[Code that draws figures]
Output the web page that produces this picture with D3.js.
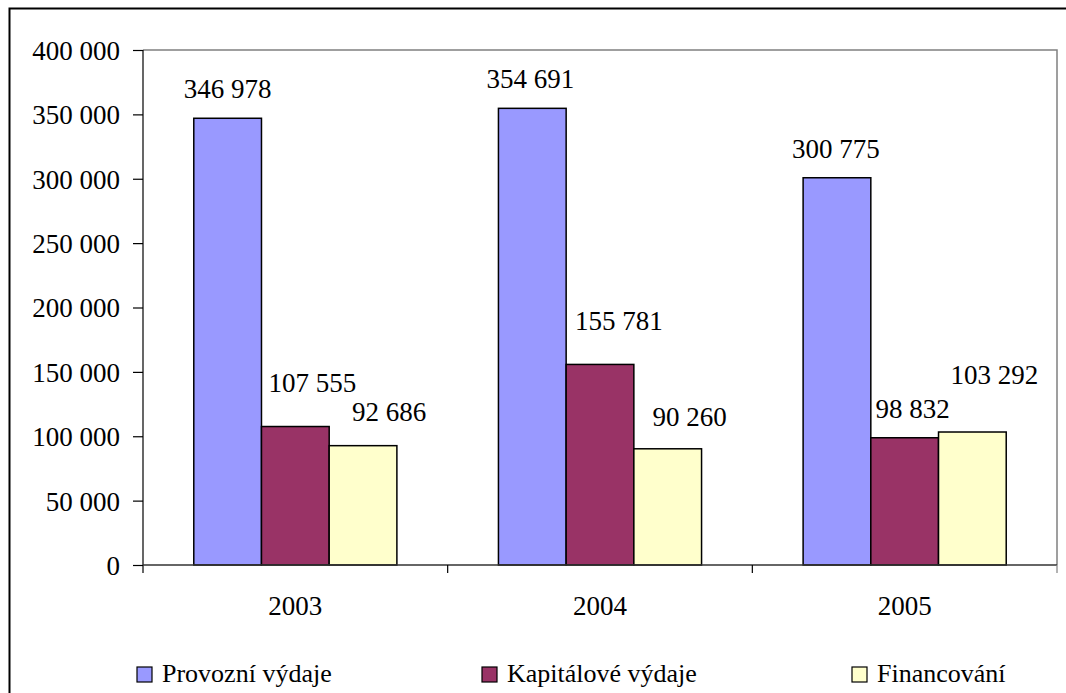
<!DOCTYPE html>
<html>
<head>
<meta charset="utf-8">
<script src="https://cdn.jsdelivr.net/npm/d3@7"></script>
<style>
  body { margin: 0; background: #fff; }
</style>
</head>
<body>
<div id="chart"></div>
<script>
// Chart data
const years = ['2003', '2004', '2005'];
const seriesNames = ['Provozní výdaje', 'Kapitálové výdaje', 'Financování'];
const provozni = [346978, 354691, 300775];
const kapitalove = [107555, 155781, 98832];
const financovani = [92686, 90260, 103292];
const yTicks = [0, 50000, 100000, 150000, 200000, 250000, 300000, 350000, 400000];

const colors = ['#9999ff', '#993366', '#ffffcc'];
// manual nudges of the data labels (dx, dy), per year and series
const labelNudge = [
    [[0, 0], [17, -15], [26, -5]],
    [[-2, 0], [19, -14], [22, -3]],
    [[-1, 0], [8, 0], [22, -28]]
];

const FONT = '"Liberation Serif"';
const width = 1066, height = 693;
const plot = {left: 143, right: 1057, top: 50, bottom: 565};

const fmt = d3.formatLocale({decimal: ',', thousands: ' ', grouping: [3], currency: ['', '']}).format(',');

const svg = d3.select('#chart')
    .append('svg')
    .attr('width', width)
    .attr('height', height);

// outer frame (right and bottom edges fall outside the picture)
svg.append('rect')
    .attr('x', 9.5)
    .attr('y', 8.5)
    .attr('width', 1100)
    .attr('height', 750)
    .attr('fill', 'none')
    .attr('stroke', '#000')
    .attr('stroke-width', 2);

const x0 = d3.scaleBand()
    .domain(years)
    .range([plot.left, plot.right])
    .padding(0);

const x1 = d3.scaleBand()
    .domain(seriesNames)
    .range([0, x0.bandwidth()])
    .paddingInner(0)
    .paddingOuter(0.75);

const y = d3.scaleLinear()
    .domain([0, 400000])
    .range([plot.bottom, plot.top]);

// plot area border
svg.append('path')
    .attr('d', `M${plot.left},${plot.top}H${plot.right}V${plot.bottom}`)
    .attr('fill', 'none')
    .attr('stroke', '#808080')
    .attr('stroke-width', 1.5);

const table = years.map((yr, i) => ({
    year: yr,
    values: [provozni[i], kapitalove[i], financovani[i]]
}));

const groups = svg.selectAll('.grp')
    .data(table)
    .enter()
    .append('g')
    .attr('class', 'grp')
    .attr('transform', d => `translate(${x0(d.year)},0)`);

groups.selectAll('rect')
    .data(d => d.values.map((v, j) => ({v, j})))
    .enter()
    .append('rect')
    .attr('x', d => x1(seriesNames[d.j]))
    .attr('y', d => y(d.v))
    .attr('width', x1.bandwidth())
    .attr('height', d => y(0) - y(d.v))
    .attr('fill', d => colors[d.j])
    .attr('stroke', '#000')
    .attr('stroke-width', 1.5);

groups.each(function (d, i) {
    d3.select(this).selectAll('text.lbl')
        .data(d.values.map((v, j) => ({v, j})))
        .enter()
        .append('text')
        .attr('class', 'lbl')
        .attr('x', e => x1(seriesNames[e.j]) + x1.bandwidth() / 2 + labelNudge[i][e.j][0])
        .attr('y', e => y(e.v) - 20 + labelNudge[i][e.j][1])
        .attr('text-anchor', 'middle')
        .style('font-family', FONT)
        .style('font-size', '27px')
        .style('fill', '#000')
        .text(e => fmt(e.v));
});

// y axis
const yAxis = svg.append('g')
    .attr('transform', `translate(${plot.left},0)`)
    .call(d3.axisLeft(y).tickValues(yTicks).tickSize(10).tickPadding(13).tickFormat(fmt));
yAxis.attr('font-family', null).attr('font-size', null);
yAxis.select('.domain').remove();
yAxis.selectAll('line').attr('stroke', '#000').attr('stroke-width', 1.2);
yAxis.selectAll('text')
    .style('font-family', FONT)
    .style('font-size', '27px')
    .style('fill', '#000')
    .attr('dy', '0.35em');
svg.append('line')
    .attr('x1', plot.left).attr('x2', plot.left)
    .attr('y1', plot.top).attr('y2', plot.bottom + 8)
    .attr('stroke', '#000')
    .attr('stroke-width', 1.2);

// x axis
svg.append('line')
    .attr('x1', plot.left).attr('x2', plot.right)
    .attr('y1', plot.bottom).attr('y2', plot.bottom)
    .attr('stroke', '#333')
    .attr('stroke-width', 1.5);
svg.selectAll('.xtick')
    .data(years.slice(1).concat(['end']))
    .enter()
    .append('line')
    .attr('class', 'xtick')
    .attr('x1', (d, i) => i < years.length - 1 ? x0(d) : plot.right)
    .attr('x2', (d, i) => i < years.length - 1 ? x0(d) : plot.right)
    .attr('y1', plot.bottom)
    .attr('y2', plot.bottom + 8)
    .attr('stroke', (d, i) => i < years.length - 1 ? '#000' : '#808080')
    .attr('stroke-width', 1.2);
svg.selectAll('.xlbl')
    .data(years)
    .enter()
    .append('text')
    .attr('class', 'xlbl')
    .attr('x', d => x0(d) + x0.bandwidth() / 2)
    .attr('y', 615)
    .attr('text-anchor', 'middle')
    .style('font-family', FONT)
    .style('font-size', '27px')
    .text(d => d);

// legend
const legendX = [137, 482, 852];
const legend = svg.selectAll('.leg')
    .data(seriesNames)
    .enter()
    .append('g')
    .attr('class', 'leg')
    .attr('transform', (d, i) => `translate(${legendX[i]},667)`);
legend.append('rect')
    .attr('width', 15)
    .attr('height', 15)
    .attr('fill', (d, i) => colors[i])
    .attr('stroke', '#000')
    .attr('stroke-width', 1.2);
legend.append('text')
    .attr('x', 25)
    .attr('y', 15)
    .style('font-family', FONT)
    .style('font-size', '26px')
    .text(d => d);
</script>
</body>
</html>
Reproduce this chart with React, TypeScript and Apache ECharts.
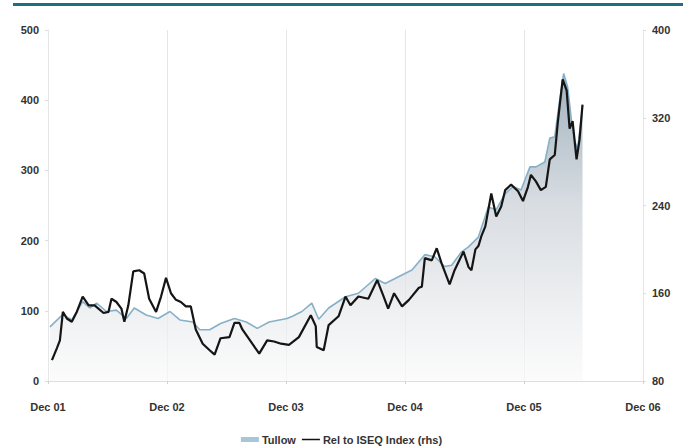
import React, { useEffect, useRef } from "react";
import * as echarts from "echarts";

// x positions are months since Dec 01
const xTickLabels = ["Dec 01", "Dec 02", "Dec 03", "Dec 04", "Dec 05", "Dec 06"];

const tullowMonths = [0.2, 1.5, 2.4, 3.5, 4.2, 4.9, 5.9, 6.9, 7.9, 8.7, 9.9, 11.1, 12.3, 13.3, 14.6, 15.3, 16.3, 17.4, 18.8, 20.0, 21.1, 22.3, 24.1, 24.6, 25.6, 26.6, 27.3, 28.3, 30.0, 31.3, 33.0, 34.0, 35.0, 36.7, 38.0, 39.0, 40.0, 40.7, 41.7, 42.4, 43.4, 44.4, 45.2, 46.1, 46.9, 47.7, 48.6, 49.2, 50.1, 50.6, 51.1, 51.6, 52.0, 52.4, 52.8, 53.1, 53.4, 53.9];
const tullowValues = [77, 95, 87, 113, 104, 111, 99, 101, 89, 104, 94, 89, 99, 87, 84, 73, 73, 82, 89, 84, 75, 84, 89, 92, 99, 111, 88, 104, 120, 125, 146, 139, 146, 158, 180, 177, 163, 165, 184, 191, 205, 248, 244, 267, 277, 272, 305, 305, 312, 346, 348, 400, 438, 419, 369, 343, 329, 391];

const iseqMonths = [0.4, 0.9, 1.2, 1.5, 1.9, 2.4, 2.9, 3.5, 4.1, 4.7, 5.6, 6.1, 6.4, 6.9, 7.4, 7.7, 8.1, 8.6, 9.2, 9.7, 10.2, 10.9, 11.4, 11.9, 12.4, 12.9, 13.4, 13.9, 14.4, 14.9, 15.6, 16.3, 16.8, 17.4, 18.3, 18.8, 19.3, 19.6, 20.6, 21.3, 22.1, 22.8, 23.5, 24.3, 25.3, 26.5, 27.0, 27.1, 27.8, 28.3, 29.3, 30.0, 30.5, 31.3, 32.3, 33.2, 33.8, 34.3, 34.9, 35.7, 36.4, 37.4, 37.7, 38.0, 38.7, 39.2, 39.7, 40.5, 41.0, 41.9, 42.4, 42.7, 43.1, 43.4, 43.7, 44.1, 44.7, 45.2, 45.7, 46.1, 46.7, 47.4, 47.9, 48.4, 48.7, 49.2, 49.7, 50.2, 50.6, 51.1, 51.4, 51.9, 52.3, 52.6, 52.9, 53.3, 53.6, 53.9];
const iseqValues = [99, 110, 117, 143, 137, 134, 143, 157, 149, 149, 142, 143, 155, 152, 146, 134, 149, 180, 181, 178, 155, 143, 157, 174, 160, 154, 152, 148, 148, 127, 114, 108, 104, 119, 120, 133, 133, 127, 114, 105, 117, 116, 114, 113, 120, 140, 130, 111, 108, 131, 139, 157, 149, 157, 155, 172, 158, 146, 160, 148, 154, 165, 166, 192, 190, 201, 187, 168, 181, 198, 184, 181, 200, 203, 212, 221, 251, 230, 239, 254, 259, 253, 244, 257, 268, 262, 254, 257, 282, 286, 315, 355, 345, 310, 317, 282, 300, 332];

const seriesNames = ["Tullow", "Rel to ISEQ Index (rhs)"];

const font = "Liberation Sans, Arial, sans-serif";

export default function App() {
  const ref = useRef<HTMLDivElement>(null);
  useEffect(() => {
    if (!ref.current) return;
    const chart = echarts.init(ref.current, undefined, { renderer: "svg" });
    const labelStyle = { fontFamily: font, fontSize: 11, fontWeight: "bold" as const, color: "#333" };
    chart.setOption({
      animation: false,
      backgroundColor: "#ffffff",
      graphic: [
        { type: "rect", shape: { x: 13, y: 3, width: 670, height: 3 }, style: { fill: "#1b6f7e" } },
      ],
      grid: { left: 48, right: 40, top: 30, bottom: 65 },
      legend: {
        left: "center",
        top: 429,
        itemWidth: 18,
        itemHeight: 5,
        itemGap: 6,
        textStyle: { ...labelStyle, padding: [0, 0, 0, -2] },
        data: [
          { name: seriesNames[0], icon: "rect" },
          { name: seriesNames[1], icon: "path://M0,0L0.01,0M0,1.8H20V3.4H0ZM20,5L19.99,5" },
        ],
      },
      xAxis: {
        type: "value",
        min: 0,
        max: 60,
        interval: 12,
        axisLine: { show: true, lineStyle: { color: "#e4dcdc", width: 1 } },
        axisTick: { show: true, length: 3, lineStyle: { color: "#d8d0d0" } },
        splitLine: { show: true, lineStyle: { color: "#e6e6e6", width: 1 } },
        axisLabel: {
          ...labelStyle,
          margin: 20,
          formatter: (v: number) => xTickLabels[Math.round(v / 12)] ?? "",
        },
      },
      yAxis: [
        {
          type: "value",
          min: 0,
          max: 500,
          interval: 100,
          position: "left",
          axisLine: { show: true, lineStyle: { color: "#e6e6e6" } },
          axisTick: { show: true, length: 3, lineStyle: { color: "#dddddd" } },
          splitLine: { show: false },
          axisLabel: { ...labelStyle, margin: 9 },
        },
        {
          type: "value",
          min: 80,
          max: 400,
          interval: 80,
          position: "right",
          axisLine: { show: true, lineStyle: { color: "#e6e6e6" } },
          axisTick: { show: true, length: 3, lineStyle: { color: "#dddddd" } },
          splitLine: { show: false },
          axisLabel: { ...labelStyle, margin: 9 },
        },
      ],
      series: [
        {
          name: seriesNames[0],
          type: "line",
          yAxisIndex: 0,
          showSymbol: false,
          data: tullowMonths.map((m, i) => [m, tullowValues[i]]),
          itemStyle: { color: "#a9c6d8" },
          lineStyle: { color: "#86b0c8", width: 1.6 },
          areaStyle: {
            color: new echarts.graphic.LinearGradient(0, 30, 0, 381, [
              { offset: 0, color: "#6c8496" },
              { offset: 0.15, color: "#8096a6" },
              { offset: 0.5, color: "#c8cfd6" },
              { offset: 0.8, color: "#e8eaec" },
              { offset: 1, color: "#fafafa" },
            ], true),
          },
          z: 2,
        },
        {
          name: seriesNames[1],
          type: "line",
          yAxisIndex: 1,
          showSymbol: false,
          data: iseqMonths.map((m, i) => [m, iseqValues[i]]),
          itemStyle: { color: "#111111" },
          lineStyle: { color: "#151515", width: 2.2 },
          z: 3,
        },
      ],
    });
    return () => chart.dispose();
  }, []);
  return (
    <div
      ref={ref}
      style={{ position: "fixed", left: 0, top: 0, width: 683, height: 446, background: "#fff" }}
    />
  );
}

> [WHAT TO PRODUCE]: Give back, unchanged, each line from the one containing "Reproduce this chart" through the one containing "343, 329, 391];". Pictures are to be left out.

> [REPLY]:
Reproduce this chart with React, TypeScript and Apache ECharts.
import React, { useEffect, useRef } from "react";
import * as echarts from "echarts";

// x positions are months since Dec 01
const xTickLabels = ["Dec 01", "Dec 02", "Dec 03", "Dec 04", "Dec 05", "Dec 06"];

const tullowMonths = [0.2, 1.5, 2.4, 3.5, 4.2, 4.9, 5.9, 6.9, 7.9, 8.7, 9.9, 11.1, 12.3, 13.3, 14.6, 15.3, 16.3, 17.4, 18.8, 20.0, 21.1, 22.3, 24.1, 24.6, 25.6, 26.6, 27.3, 28.3, 30.0, 31.3, 33.0, 34.0, 35.0, 36.7, 38.0, 39.0, 40.0, 40.7, 41.7, 42.4, 43.4, 44.4, 45.2, 46.1, 46.9, 47.7, 48.6, 49.2, 50.1, 50.6, 51.1, 51.6, 52.0, 52.4, 52.8, 53.1, 53.4, 53.9];
const tullowValues = [77, 95, 87, 113, 104, 111, 99, 101, 89, 104, 94, 89, 99, 87, 84, 73, 73, 82, 89, 84, 75, 84, 89, 92, 99, 111, 88, 104, 120, 125, 146, 139, 146, 158, 180, 177, 163, 165, 184, 191, 205, 248, 244, 267, 277, 272, 305, 305, 312, 346, 348, 400, 438, 419, 369, 343, 329, 391];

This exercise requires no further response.